So far, I have encountered two main definitions for the Lebesgue integral of a non-negative measurable function $f$.
1) $\int_A f d \mu = \sup _{h \leq f, \space h \space simple} \{ \int_A h d \mu \}$
2) $\int_A f d \mu = \sup \{ \inf _{x_i \in E_i} \sum_{i=1}^N f(x_i) \mu(E_i) \} = \sup \{ \sum_{i=1}^N (\inf _{x_i \in E_i} f(x_i)) \mu(E_i) \}$
where in 2), the $E_i$'s form a partition of A and the sup is taken over all such partitions.
I want to prove that they are equivalent. Here is what I did.

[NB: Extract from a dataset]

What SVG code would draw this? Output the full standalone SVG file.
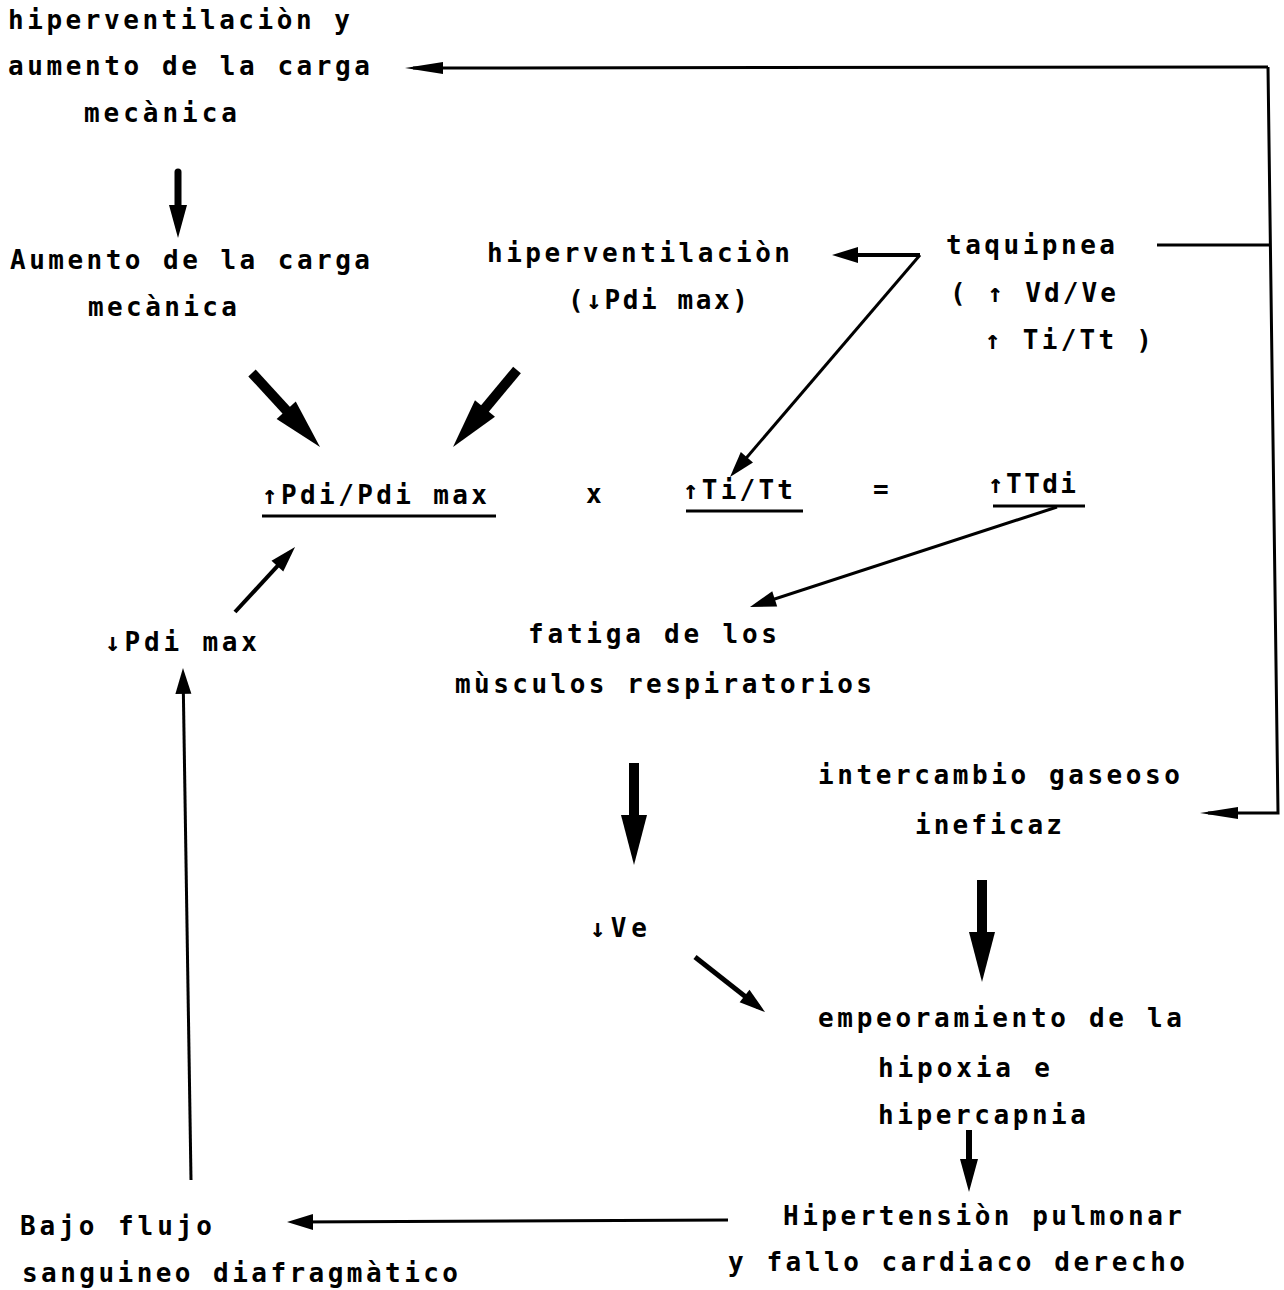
<svg xmlns="http://www.w3.org/2000/svg" width="1284" height="1290" viewBox="0 0 1284 1290">
<style>
text{font-family:"DejaVu Sans Mono","Liberation Mono",monospace;font-weight:bold;font-size:26px;fill:#000;white-space:pre}
.c{fill:none;stroke:#000}
.t{stroke-width:3}
.k{stroke-width:10}
</style>
<defs>
<marker id="hL" markerUnits="userSpaceOnUse" orient="auto" refX="0" refY="0" markerWidth="60" markerHeight="30" viewBox="-30 -15 60 30" overflow="visible"><path d="M-25,-13 L25,0 L-25,13 z" fill="#000"/></marker>
<marker id="hM" markerUnits="userSpaceOnUse" orient="auto" refX="0" refY="0" markerWidth="40" markerHeight="20" viewBox="-20 -10 40 20" overflow="visible"><path d="M-17,-9 L16,0 L-17,9 z" fill="#000"/></marker>
<marker id="hS" markerUnits="userSpaceOnUse" orient="auto" refX="0" refY="0" markerWidth="30" markerHeight="20" viewBox="-20 -10 30 20" overflow="visible"><path d="M-18,-8 L8,0 L-18,8 z" fill="#000"/></marker>
<marker id="hN" markerUnits="userSpaceOnUse" orient="auto" refX="0" refY="0" markerWidth="40" markerHeight="14" viewBox="-32 -7 40 14" overflow="visible"><path d="M-30,-6 L8,0 L-30,6 z" fill="#000"/></marker>
</defs>

<g id="connectors">
<path class="c t" d="M1157,245 L1271,245"/>
<path class="c t" d="M1268,67 L413,68" marker-end="url(#hN)"/>
<path class="c t" d="M1268,67 L1278,813 L1208,813" marker-end="url(#hN)"/>
<path class="c" stroke-width="7" stroke-linecap="round" d="M178,172 L178,222" marker-end="url(#hM)"/>
<path class="c" stroke-width="4" d="M920,255 L840,255" marker-end="url(#hS)"/>
<path class="c t" d="M920,255 L735.2,470.9" marker-end="url(#hS)"/>
<path class="c k" d="M252,373 L303.1,428.6" marker-end="url(#hL)"/>
<path class="c k" d="M517,370 L469,427.8" marker-end="url(#hL)"/>
<path class="c t" d="M1057,507 L757.6,604.5" marker-end="url(#hS)"/>
<path class="c" stroke-width="4" d="M235,612 L289.6,552.9" marker-end="url(#hS)"/>
<path class="c k" d="M634,763 L634,840" marker-end="url(#hL)"/>
<path class="c k" d="M982,880 L982,957" marker-end="url(#hL)"/>
<path class="c" stroke-width="5" d="M695,957 L758.7,1007.1" marker-end="url(#hS)"/>
<path class="c" stroke-width="6" d="M969,1130 L969,1176" marker-end="url(#hM)"/>
<path class="c t" d="M728,1220 L295,1222" marker-end="url(#hS)"/>
<path class="c t" d="M191,1180 L183.1,676" marker-end="url(#hS)"/>
</g>

<g id="n-hiper-top">
<text x="8" y="29" textLength="342" lengthAdjust="spacing">hiperventilaciòn y</text>
<text x="8" y="75" textLength="362" lengthAdjust="spacing">aumento de la carga</text>
<text x="84" y="122" textLength="153" lengthAdjust="spacing">mecànica</text>
</g>
<g id="n-aumento">
<text x="10" y="269" textLength="360" lengthAdjust="spacing">Aumento de la carga</text>
<text x="88" y="316" textLength="149" lengthAdjust="spacing">mecànica</text>
</g>
<g id="n-hiper-mid">
<text x="487" y="262" textLength="303" lengthAdjust="spacing">hiperventilaciòn</text>
<text x="568" y="309" textLength="180" lengthAdjust="spacing">(↓Pdi max)</text>
</g>
<g id="n-taquipnea">
<text x="946" y="254" textLength="169" lengthAdjust="spacing">taquipnea</text>
<text x="950" y="302" textLength="166" lengthAdjust="spacing">( ↑ Vd/Ve</text>
<text x="985" y="349" textLength="167" lengthAdjust="spacing">↑ Ti/Tt )</text>
</g>
<g id="n-pdi">
<text x="262" y="504" textLength="225" lengthAdjust="spacing">↑Pdi/Pdi max</text>
<line class="c t" x1="262" y1="516" x2="496" y2="516"/>
</g>
<g id="n-x"><text x="586" y="503">x</text></g>
<g id="n-titt">
<text x="683" y="499" textLength="110" lengthAdjust="spacing">↑Ti/Tt</text>
<line class="c t" x1="686" y1="511" x2="803" y2="511"/>
</g>
<g id="n-eq"><text x="873" y="498">=</text></g>
<g id="n-ttdi">
<text x="988" y="493" textLength="88" lengthAdjust="spacing">↑TTdi</text>
<line class="c t" x1="993" y1="506" x2="1085" y2="506"/>
</g>
<g id="n-pdimax">
<text x="105" y="651" textLength="152" lengthAdjust="spacing">↓Pdi max</text>
</g>
<g id="n-fatiga">
<text x="528" y="643" textLength="249" lengthAdjust="spacing">fatiga de los</text>
<text x="455" y="693" textLength="417" lengthAdjust="spacing">mùsculos respiratorios</text>
</g>
<g id="n-intercambio">
<text x="818" y="784" textLength="362" lengthAdjust="spacing">intercambio gaseoso</text>
<text x="915" y="834" textLength="147" lengthAdjust="spacing">ineficaz</text>
</g>
<g id="n-ve">
<text x="590" y="937" textLength="57" lengthAdjust="spacing">↓Ve</text>
</g>
<g id="n-empeoramiento">
<text x="818" y="1027" textLength="364" lengthAdjust="spacing">empeoramiento de la</text>
<text x="878" y="1077" textLength="172" lengthAdjust="spacing">hipoxia e</text>
<text x="878" y="1124" textLength="208" lengthAdjust="spacing">hipercapnia</text>
</g>
<g id="n-hipertension">
<text x="783" y="1225" textLength="399" lengthAdjust="spacing">Hipertensiòn pulmonar</text>
<text x="728" y="1271" textLength="457" lengthAdjust="spacing">y fallo cardiaco derecho</text>
</g>
<g id="n-bajo">
<text x="20" y="1235" textLength="192" lengthAdjust="spacing">Bajo flujo</text>
<text x="22" y="1282" textLength="436" lengthAdjust="spacing">sanguineo diafragmàtico</text>
</g>
</svg>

1) $\leq$ 2) : take $h$ a simple function such that $h \leq f$. Write $h$ in its canonical form : $h = \sum_i c_i \mathcal{1}_{A_i}$. Since $h \leq f$, we have $c_i \leq f(x_i)$ for all $x_i \in A_i$. Using the definition of the Lebesgue integral for simple functions, we then have $\int_A h d \mu = \sum_i c_i \mu (A_i) \leq \sum_{i=1}^N (\inf _{x_i \in A_i} f(x_i)) \mu(A_i) \leq \sup \{ \sum_{i=1}^N (\inf _{x_i \in E_i} f(x_i)) \mu(E_i) \}$, from which we have $\sup _{h \leq f, \space h \space simple} \{ \int_A h d \mu \} \leq \sup \{ \sum_{i=1}^N (\inf _{x_i \in E_i} f(x_i)) \mu(E_i) \}$.

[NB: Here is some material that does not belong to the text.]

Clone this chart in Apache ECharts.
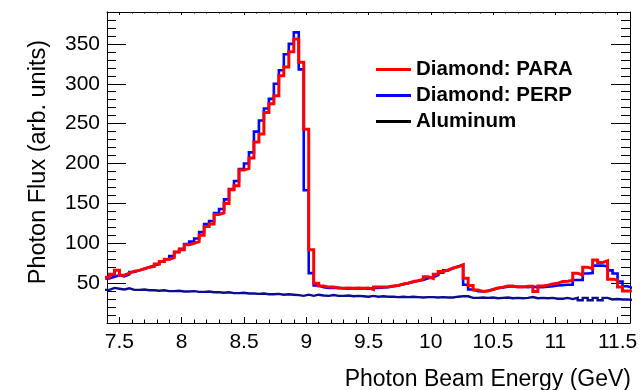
<!DOCTYPE html>
<html>
<head>
<meta charset="utf-8">
<script src="https://cdn.jsdelivr.net/npm/echarts@6/dist/echarts.min.js"></script>
<style>
  html, body { margin: 0; padding: 0; background: #ffffff; }
  #chart { width: 644px; height: 390px; }
</style>
</head>
<body>
<div id="chart"></div>
<script>
// Histogram binning (GeV): fixed-width bins starting at binLow
const binLow = 7.38;
const binWidth = 0.04;

// Photon flux per bin (arb. units)
const paraFlux = [
  57.5, 61, 66, 60, 62.5, 65, 66, 68, 70, 71,
  74, 77, 80, 82, 89, 92, 98, 100, 102, 110,
  121, 124, 136, 138, 150, 167, 172, 192, 194, 207,
  227, 237, 264, 275, 285, 310, 321, 340, 356, 327,
  243, 92, 50, 46.5, 45, 45, 44, 43.5, 44, 43.5,
  44, 43.5, 44, 42, 45, 45, 45.5, 46.5, 47, 49,
  50, 52, 53, 55, 58, 56, 61, 64.5, 66.5, 69,
  70.5, 73, 56, 47, 41.5, 39.5, 40, 42, 44, 45,
  46.5, 46.5, 45, 45, 46, 46, 39.5, 46.5, 47.5, 49,
  50, 52, 52.5, 53.5, 62.5, 60, 70, 68, 79, 76,
  78, 55, 54, 45, 40, 40
];

const perpFlux = [
  56, 58, 60, 58.5, 61, 64, 66, 68, 70, 72,
  74, 77, 80, 84, 89, 93, 99, 102, 106, 114,
  124, 128, 138, 143, 155, 168, 178, 193, 200, 214,
  240, 254, 269, 281, 300, 317, 337, 350, 364.5, 318,
  166.5, 62.5, 47, 45, 44, 44, 44, 43.5, 43, 43.5,
  43, 43.5, 43, 44, 44, 44.5, 45, 46, 47, 48.5,
  50, 51.5, 53, 54, 56, 57.5, 60, 63, 66, 68.5,
  71, 73, 48, 42, 40, 39.5, 40.5, 42, 43.5, 44.5,
  45.5, 46, 45.5, 45.5, 45, 45.5, 45, 45, 45.5, 46,
  47, 47.5, 48, 48, 54, 54, 62, 62.5, 72, 72,
  71, 66, 62, 52, 46, 44
];

const aluminumFlux = [
  41.5, 44, 43, 42, 43.5, 41.5, 41.5, 42, 41, 41,
  40.5, 41, 40, 40, 40.5, 39.5, 39.5, 40, 39, 39,
  39.5, 38.5, 38.5, 38, 38.5, 37.5, 37.5, 38, 37, 37,
  36.5, 37, 36, 36, 36.5, 35.5, 36, 35.5, 35, 34,
  35.5, 34, 35.5, 34.5, 34, 35, 34, 34, 34.5, 33.5,
  34, 33.5, 33, 34, 33, 33.5, 33, 33, 32.5, 33,
  32.5, 33, 32.5, 32, 32.5, 32.5, 32, 32.5, 32, 32,
  33, 33.5, 33.5, 31.5, 31.5, 32, 31.5, 32, 31, 31.5,
  32, 31, 31.5, 31, 31.5, 32.5, 31, 31.5, 31, 31.5,
  30.5, 30.5, 31.5, 30, 31.5, 28.5, 31.5, 28.5, 31.5, 28.5,
  31.5, 29.5, 30, 29.5, 29.5, 29
];

const seriesNames = ['Diamond: PARA', 'Diamond: PERP', 'Aluminum'];
const xRange = [7.4, 11.6];
const yRange = [0, 390];
const xTitle = 'Photon Beam Energy (GeV)';
const yTitle = 'Photon Flux (arb. units)';

const FONT = '"Liberation Sans", Arial, Helvetica, sans-serif';

// Turn per-bin contents into step-line vertices: [lowEdge, content], plus closing upper edge
function histogramPoints(values) {
  const pts = values.map((v, i) => [+(binLow + i * binWidth).toFixed(4), v]);
  pts.push([+(binLow + values.length * binWidth).toFixed(4), values[values.length - 1]]);
  return pts;
}

const frameLine = { show: true, onZero: false, lineStyle: { color: '#000', width: 1 } };
const noLine = { show: false, onZero: false };

function xAxisDef(position, major, tickLen, showLabels, showLine) {
  const ax = {
    type: 'value', position: position, min: xRange[0], max: xRange[1],
    axisLine: showLine ? frameLine : noLine,
    axisTick: { show: true, inside: true, length: tickLen, lineStyle: { color: '#000', width: 1 } },
    axisLabel: showLabels ? {
      show: true, color: '#000', fontFamily: FONT, fontSize: 21, margin: 9,
      showMinLabel: false, showMaxLabel: false
    } : { show: false },
    splitLine: { show: false }
  };
  if (major) { ax.minInterval = 0.5; ax.maxInterval = 0.5; } else { ax.interval = 0.1; }
  return ax;
}

function yAxisDef(position, step, tickLen, showLabels, showLine) {
  return {
    type: 'value', position: position, min: yRange[0], max: yRange[1], interval: step,
    axisLine: showLine ? frameLine : noLine,
    axisTick: { show: true, inside: true, length: tickLen, lineStyle: { color: '#000', width: 1 } },
    axisLabel: showLabels ? {
      show: true, color: '#000', fontFamily: FONT, fontSize: 21, margin: 7,
      showMinLabel: false, showMaxLabel: false
    } : { show: false },
    splitLine: { show: false }
  };
}

function histSeries(name, values, color, width, z) {
  return {
    name: name, type: 'line', step: 'end', data: histogramPoints(values),
    xAxisIndex: 0, yAxisIndex: 0, symbol: 'none', clip: true, z: z,
    lineStyle: { color: color, width: width, join: 'miter' },
    itemStyle: { color: color },
    emphasis: { disabled: true }
  };
}

const chart = echarts.init(document.getElementById('chart'), null, { renderer: 'canvas' });

chart.setOption({
  animation: false,
  backgroundColor: '#ffffff',
  grid: { left: 107, right: 14, top: 12, bottom: 67, containLabel: false, outerBoundsMode: 'none' },
  xAxis: [
    xAxisDef('bottom', true, 6, true, true),
    xAxisDef('bottom', false, 3.5, false, false),
    xAxisDef('top', true, 3, false, true),
    xAxisDef('top', false, 1.5, false, false)
  ],
  yAxis: [
    yAxisDef('left', 50, 19, true, true),
    yAxisDef('left', 10, 9, false, false),
    yAxisDef('right', 50, 19, false, true),
    yAxisDef('right', 10, 9, false, false)
  ],
  legend: {
    orient: 'vertical', left: 376, top: 59, padding: 0,
    icon: 'rect', itemWidth: 35, itemHeight: 3, itemGap: 5,
    selectedMode: false,
    textStyle: { fontFamily: FONT, fontSize: 20.5, fontWeight: 'bold', color: '#000', lineHeight: 20.3 },
    data: [
      { name: seriesNames[0], itemStyle: { color: '#ff0000' } },
      { name: seriesNames[1], itemStyle: { color: '#0000ff' } },
      { name: seriesNames[2], itemStyle: { color: '#000000' } }
    ]
  },
  graphic: [
    {
      type: 'text', right: 13, top: 368, silent: true,
      style: { text: xTitle, font: '23px ' + FONT, fill: '#000' }
    },
    {
      type: 'text', x: 39, y: 40, rotation: Math.PI / 2, silent: true,
      style: { text: yTitle, font: '23.5px ' + FONT, fill: '#000', align: 'right', verticalAlign: 'middle' }
    }
  ],
  series: [
    histSeries(seriesNames[0], paraFlux, '#ff0000', 3, 5),
    histSeries(seriesNames[1], perpFlux, '#0000ff', 2.6, 4),
    histSeries(seriesNames[2], aluminumFlux, '#0c0c8e', 2.4, 3)
  ]
});
</script>
</body>
</html>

2) $\leq$ 1) : let $E_i$'s be a partition of A, and $\alpha = \sum_i \inf_{x_i \in E_i} \{f(x_i) \} \mu (E_i)$. Fix $\epsilon > 0$. We can choose ($x_i^*)_i$ such that $\inf f(x_i) \leq f(x_i^*) \leq \inf f(x_i) + \epsilon$. We have $\alpha \leq \sum _i f(x_i^*) \mu (E_i)$. We set $h^* = \sum _i (f(x_i^*) - \epsilon) \mathcal{1}_{E_i}$. Then $h^* = \sum _i (f(x_i^*) - \epsilon) \mathcal{1}_{E_i} \leq \sum _i (\inf_{x_i \in E_i} f(x_i)) \mathcal{1}_{E_i} \leq f$. We also have $\int_A h^* d \mu = \sum_i (f(x_i^*) - \epsilon) \mu (E_i) = \sum_i (f(x_i^*) \mu (E_i) - \epsilon \mu (A) $. So $\alpha \leq \int_A h^* d \mu + \epsilon \mu(A) \leq \sup _{h \leq f, \space h \space simple} \{ \int_A h d \mu \} + \epsilon \mu (A)$. Take $\epsilon \to 0$ so that $\alpha \leq \sup _{h \leq f, \space h \space simple} \{ \int_A h d \mu \}$ and finally $\sup \{ \sum_{i=1}^N (\inf _{x_i \in E_i} f(x_i)) \mu(E_i) \} \leq \sup _{h \leq f, h simple} \{ \int_A h d \mu \}$.
Is it correct ? Can ce generalize the second part to the case $\mu(A) = \infty$ ?
If this is correct, in which case the definition 2) is preferably used ? Thanks.
The two definitions are equivalent.
For the $ \Rightarrow)$ your proof is correct and easy. For the second one $ (\Leftarrow) $ you can avoid the $ \epsilon$ argument really easy:
First analize the set in which the suprememum of the expression $ \sup \{ \sum_{i=1}^{N} (\inf_{x_i \in E_i} f(x_i) \mu (E_i) ) \} $ is taken. This supremum must be taken among the set of all possible finite partitions of $A$, $i.e.$ taken over all the posible $ E_1, E_2, \cdots , E_N $ such that $A = \bigcup_{i=1}^{N} E_i $ So for any finite partition $ E_1, E_2, \cdots, E_N $ you can define a simple function, say $h$ by the formula $ h = \sum_{i=1}^N (\inf_{x_i \in E_i} f(x_i)) \cdot 1_{E_i} $. Note that $ h \leq f $.
Finally because $h$ is simple, we have $ \sum_{i=1}^N (\inf_{x_i \in E_i} f(x_i)) \mu(E_i) \leq \int f d\mu $ and if you take the supremum in the so said set of partitions you get the result.
I think the second definition could be useful to prove properties of functions $f$ which can be rewritten as $ \sup\{g(x)\} $ or $ \inf\{g(x)\} $. Recall that in general you can not change $ \inf \sup $ for $\sup \inf $ but under certain assumptions you can do it. In those scenarios it may be helpful to use this definition when working with the integral.